▸ **Work instructions**
Skip the pictures and extract all of the lines exactly as written.

— start of Dataset section —

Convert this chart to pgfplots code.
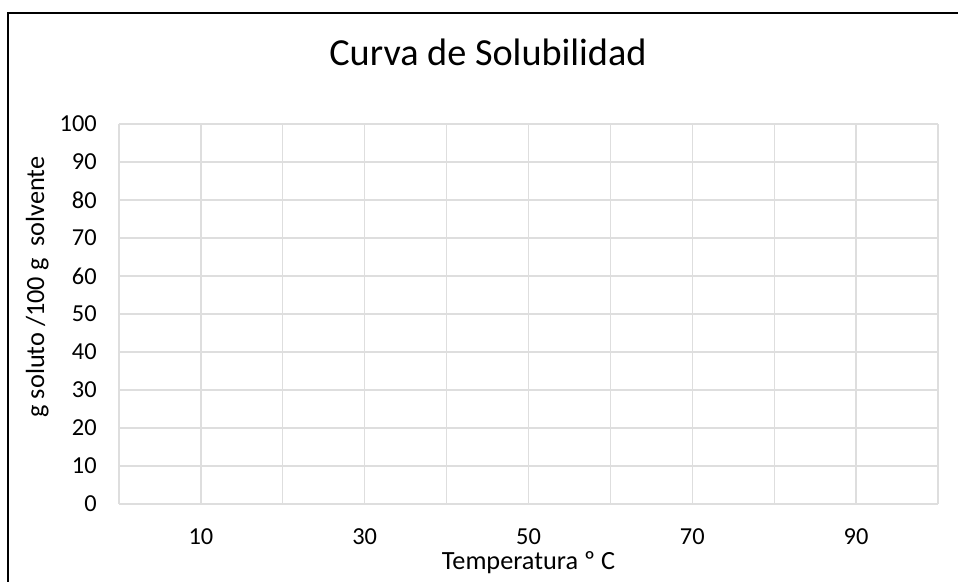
\documentclass[border=0pt]{standalone}
\usepackage{fontspec}
\setmainfont{Carlito}
\usepackage{pgfplots}
\pgfplotsset{compat=1.18}
\definecolor{gridgray}{RGB}{222,222,222}
\begin{document}
\begin{tikzpicture}
\path[use as bounding box] (0,0) rectangle (718.5pt,436.5pt);
\draw[line width=1.6pt, black] (5.9pt,-5pt) -- (5.9pt,426.9pt) -- (730pt,426.9pt);
\node[anchor=base, font=\fontsize{28.7pt}{34pt}\selectfont] at (366pt,387pt) {Curva de Solubilidad};
\begin{axis}[
  at={(89.25pt,58.5pt)}, anchor=south west,
  scale only axis, width=614.25pt, height=285pt,
  xmin=0, xmax=100, ymin=0, ymax=100,
  xtick={0,10,...,100},
  xticklabels={,10,,30,,50,,70,,90,},
  ytick={0,10,...,100},
  grid=major,
  major grid style={draw=gridgray, line width=1pt},
  axis line style={draw=none},
  major tick length=0pt,
  tick style={draw=none},
  /pgf/number format/assume math mode=true,
  tick label style={font=\fontsize{18.3pt}{21pt}\selectfont, inner sep=0pt},
  xticklabel style={anchor=base, yshift=-30.75pt},
  yticklabel style={anchor=east, xshift=-16.5pt},
  xlabel={Temperatura º C},
  ylabel={g soluto /100 g \ solvente},
  label style={font=\fontsize{19.7pt}{23pt}\selectfont, inner sep=0pt},
  xlabel style={at={(axis description cs:0.5,0)}, anchor=base, yshift=-49.5pt},
  ylabel style={at={(axis description cs:0,0.5)}, anchor=base, rotate=0, xshift=20.25pt, yshift=56.25pt},
]
\addplot[draw=none] coordinates {(0,0)};
\end{axis}
\end{tikzpicture}
\end{document}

— end of Dataset section —

▸ **Response to this exercise**
Convert this chart to pgfplots code.
\documentclass[border=0pt]{standalone}
\usepackage{fontspec}
\setmainfont{Carlito}
\usepackage{pgfplots}
\pgfplotsset{compat=1.18}
\definecolor{gridgray}{RGB}{222,222,222}
\begin{document}
\begin{tikzpicture}
\path[use as bounding box] (0,0) rectangle (718.5pt,436.5pt);
\draw[line width=1.6pt, black] (5.9pt,-5pt) -- (5.9pt,426.9pt) -- (730pt,426.9pt);
\node[anchor=base, font=\fontsize{28.7pt}{34pt}\selectfont] at (366pt,387pt) {Curva de Solubilidad};
\begin{axis}[
  at={(89.25pt,58.5pt)}, anchor=south west,
  scale only axis, width=614.25pt, height=285pt,
  xmin=0, xmax=100, ymin=0, ymax=100,
  xtick={0,10,...,100},
  xticklabels={,10,,30,,50,,70,,90,},
  ytick={0,10,...,100},
  grid=major,
  major grid style={draw=gridgray, line width=1pt},
  axis line style={draw=none},
  major tick length=0pt,
  tick style={draw=none},
  /pgf/number format/assume math mode=true,
  tick label style={font=\fontsize{18.3pt}{21pt}\selectfont, inner sep=0pt},
  xticklabel style={anchor=base, yshift=-30.75pt},
  yticklabel style={anchor=east, xshift=-16.5pt},
  xlabel={Temperatura º C},
  ylabel={g soluto /100 g \ solvente},
  label style={font=\fontsize{19.7pt}{23pt}\selectfont, inner sep=0pt},
  xlabel style={at={(axis description cs:0.5,0)}, anchor=base, yshift=-49.5pt},
  ylabel style={at={(axis description cs:0,0.5)}, anchor=base, rotate=0, xshift=20.25pt, yshift=56.25pt},
]
\addplot[draw=none] coordinates {(0,0)};
\end{axis}
\end{tikzpicture}
\end{document}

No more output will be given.